▶ TASK INSTRUCTIONS
For this exercise, repeat all of the material verbatim apart from its images.

-- START OF DATA LINES --

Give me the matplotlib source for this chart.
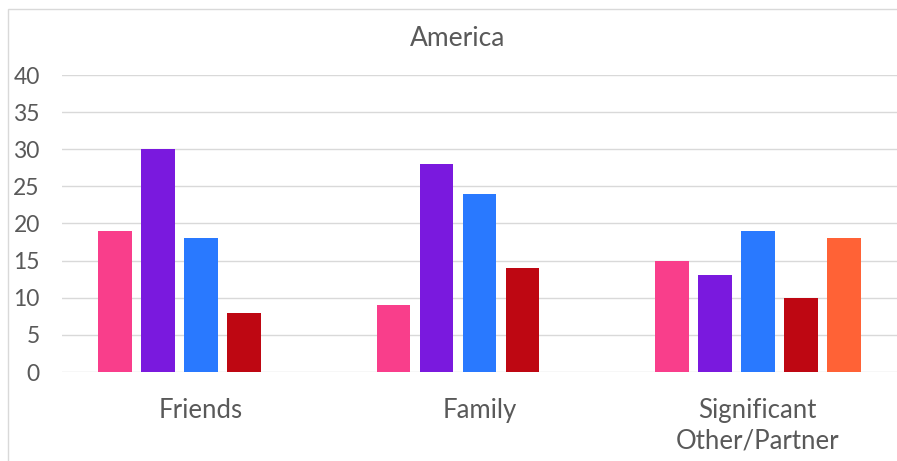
import numpy as np
import matplotlib
matplotlib.use("Agg")
import matplotlib.pyplot as plt
from matplotlib.patches import Rectangle

CATEGORIES = ["Friends", "Family", "Significant\nOther/Partner"]
SERIES_1 = [19, 9, 15]
SERIES_2 = [30, 28, 13]
SERIES_3 = [18, 24, 19]
SERIES_4 = [8, 14, 10]
SERIES_5 = [0, 0, 18]
COLORS = ["#F93E8B", "#7A19DE", "#2979FF", "#BE0712", "#FF6236"]
YTICKS = [0, 5, 10, 15, 20, 25, 30, 35, 40]

TEXT = "#595959"
GRID = "#D9D9D9"


def main():
    plt.rcParams["font.family"] = ["Lato", "DejaVu Sans"]
    fig = plt.figure(figsize=(8.97, 4.61), dpi=100)
    W, H = 897, 461
    ax = fig.add_axes([62 / W, (H - 372) / H, 1 - 62 / W, (372 - 75) / H])

    series = [SERIES_1, SERIES_2, SERIES_3, SERIES_4, SERIES_5]
    x = np.arange(len(CATEGORIES))
    pitch = 0.1545
    width = 0.122
    for i, (vals, col) in enumerate(zip(series, COLORS)):
        ax.bar(x + (i - 2) * pitch, vals, width, color=col, zorder=3)

    ax.set_xlim(-0.5, 2.5)
    ax.set_ylim(0, 40)
    ax.set_yticks(YTICKS)
    ax.set_xticks(x)
    ax.set_xticklabels(CATEGORIES, fontsize=18.5, color=TEXT, linespacing=1.3)
    ax.tick_params(axis="y", labelsize=16.5, labelcolor=TEXT, length=0, pad=16)
    ax.tick_params(axis="x", length=0, pad=18.5)
    ax.grid(axis="y", color=GRID, lw=1, zorder=0)
    for s in ax.spines.values():
        s.set_visible(False)

    fig.text(458 / W, 1 - 38 / H, "America", ha="center", va="center",
             fontsize=19, color=TEXT)
    fig.patches.append(Rectangle((8 / W, -0.1), 1.2, 1 - 9 / H + 0.1,
                                 transform=fig.transFigure, fill=False,
                                 ec="#D9D9D9", lw=1))
    fig.savefig("out.png", dpi=100)


if __name__ == "__main__":
    main()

-- END OF DATA LINES --

▶ RESULT OF THE TASK
Give me the matplotlib source for this chart.
import numpy as np
import matplotlib
matplotlib.use("Agg")
import matplotlib.pyplot as plt
from matplotlib.patches import Rectangle

CATEGORIES = ["Friends", "Family", "Significant\nOther/Partner"]
SERIES_1 = [19, 9, 15]
SERIES_2 = [30, 28, 13]
SERIES_3 = [18, 24, 19]
SERIES_4 = [8, 14, 10]
SERIES_5 = [0, 0, 18]
COLORS = ["#F93E8B", "#7A19DE", "#2979FF", "#BE0712", "#FF6236"]
YTICKS = [0, 5, 10, 15, 20, 25, 30, 35, 40]

TEXT = "#595959"
GRID = "#D9D9D9"


def main():
    plt.rcParams["font.family"] = ["Lato", "DejaVu Sans"]
    fig = plt.figure(figsize=(8.97, 4.61), dpi=100)
    W, H = 897, 461
    ax = fig.add_axes([62 / W, (H - 372) / H, 1 - 62 / W, (372 - 75) / H])

    series = [SERIES_1, SERIES_2, SERIES_3, SERIES_4, SERIES_5]
    x = np.arange(len(CATEGORIES))
    pitch = 0.1545
    width = 0.122
    for i, (vals, col) in enumerate(zip(series, COLORS)):
        ax.bar(x + (i - 2) * pitch, vals, width, color=col, zorder=3)

    ax.set_xlim(-0.5, 2.5)
    ax.set_ylim(0, 40)
    ax.set_yticks(YTICKS)
    ax.set_xticks(x)
    ax.set_xticklabels(CATEGORIES, fontsize=18.5, color=TEXT, linespacing=1.3)
    ax.tick_params(axis="y", labelsize=16.5, labelcolor=TEXT, length=0, pad=16)
    ax.tick_params(axis="x", length=0, pad=18.5)
    ax.grid(axis="y", color=GRID, lw=1, zorder=0)
    for s in ax.spines.values():
        s.set_visible(False)

    fig.text(458 / W, 1 - 38 / H, "America", ha="center", va="center",
             fontsize=19, color=TEXT)
    fig.patches.append(Rectangle((8 / W, -0.1), 1.2, 1 - 9 / H + 0.1,
                                 transform=fig.transFigure, fill=False,
                                 ec="#D9D9D9", lw=1))
    fig.savefig("out.png", dpi=100)


if __name__ == "__main__":
    main()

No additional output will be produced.